Práticas menos ortodoxas, no entanto, são especialidade de uma outra livraria, a Horus, que segundo seu fundador, Roberto Neves, é a única esotérica da cidade voltada principalmente para religiões orientais e afro como budismo, hinduísmo, candomblé e umbanda.

Localizada há 43 anos na Rua Senador Dantas, no Centro,  a Horus  subiu três andares há três meses por causa do aumento do aluguel; saiu da loja de rua em que esteve esses anos para ocupar duas salas no terceiro andar do  mesmo edifício.
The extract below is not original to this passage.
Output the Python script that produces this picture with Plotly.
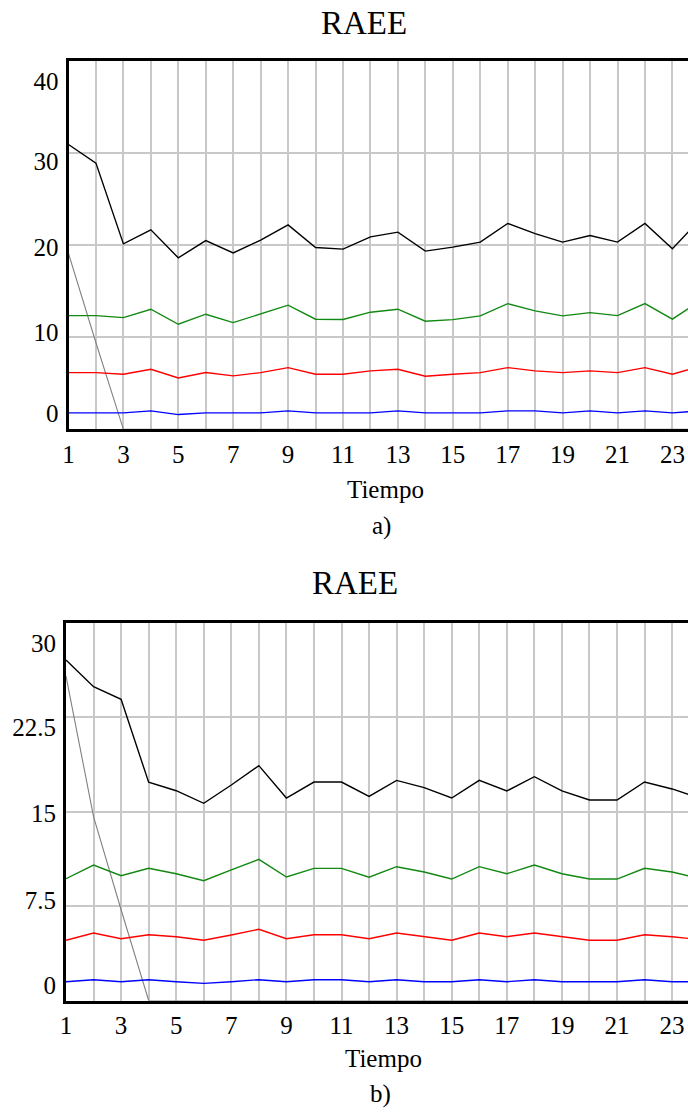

Roberto crê na fidelidade da clientela formada em quatro décadas mas já sentiu que alguns não gostaram da mudança que os obriga a se identificarem na portaria do edifício para irem à livraria. Também crê que a Lei do Preço Fixo poderá moralizar um comércio onde livrarias como Cultura e Saraiva vendem o livro por preço menor do que ele paga na editora.

O acervo da livraria não tem obras cristãs, Roberto prefere investir em material diferenciado do qual se inteira através da leitura. Se diz católico, questionador do centralismo e acumulação de bens da Igreja, e por isso se identifica também com o espiritismo. Mas na hora das crises, pede socorro à imagem que tem no alto de uma estante e que, segundo ele, o tem ajudado; Santa Edwiges, padroeira dos endividados.